SUMMARY The Koyna–Warna region in western India is the best example of reservoir triggered seismicity. The world's largest triggered earthquake of magnitude 6.3 occurred in Koyna in 1967, followed by several moderate to small earthquakes ever since. A digital seismograph network deployed for seismic monitoring during 2005 August to 2008 December has indicated a shift in concentration of seismicity towards south in the Warna region including a new zone of seismic activity to the southwest. During the observation period 13 earthquakes of magnitude 4 and greater have occurred of which 11 occurred near the Warna region while only two occurred in Koyna. In this study we modelled broad‐band waveform data of six of these earthquakes near Warna using waveform inversion approach. Initially a new velocity model was determined using a joint hypocentral determination approach that simultaneously solves for the velocity structure as well as the hypocentral parameters.
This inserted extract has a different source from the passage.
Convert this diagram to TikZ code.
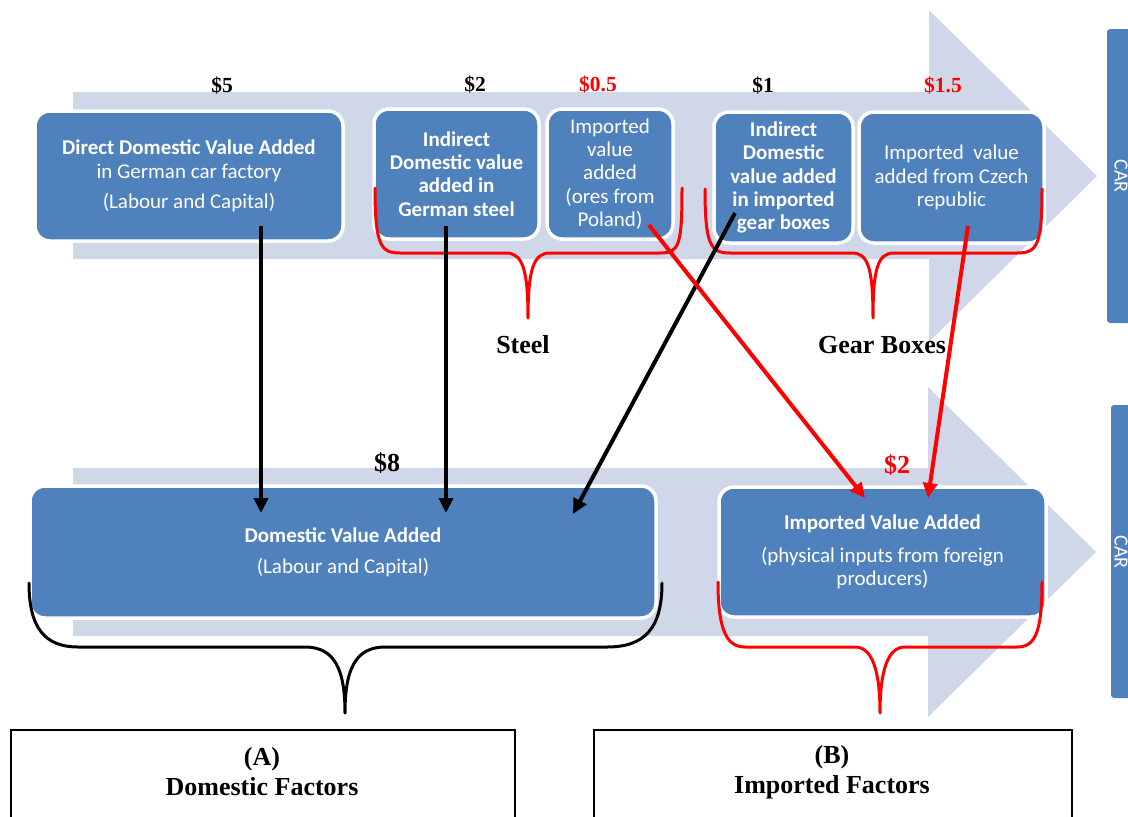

A trap thickness of 1.2 km with a P ‐wave velocity of 4.40 km s −1 and an upper crustal layer down to 10 km with a velocity of 5.96 km s −1 are obtained. The new model not only provides the minimum residual error for the traveltimes, but consistently provides the least mismatch error in the waveform inversion of all the events, performing better than any of the previously determined velocity models. In general, focal mechanisms of normal type with NS to NNW–SSE oriented fault planes are obtained for all these events that are correlated with probable faults inferred from satellite images and aeromagnetic anomalies. Focal depths in the range of 5–6 km are obtained for earthquakes in the Warna region based on the sensitivity of whole waveform inversion at local distances. It is felt that joint inversion of waveform data of several earthquakes with a wider spatial distribution, along with the velocity structure would help in precisely characterizing the faulting mechanism and seismogenic depth range for the Koyna–Warna region in future.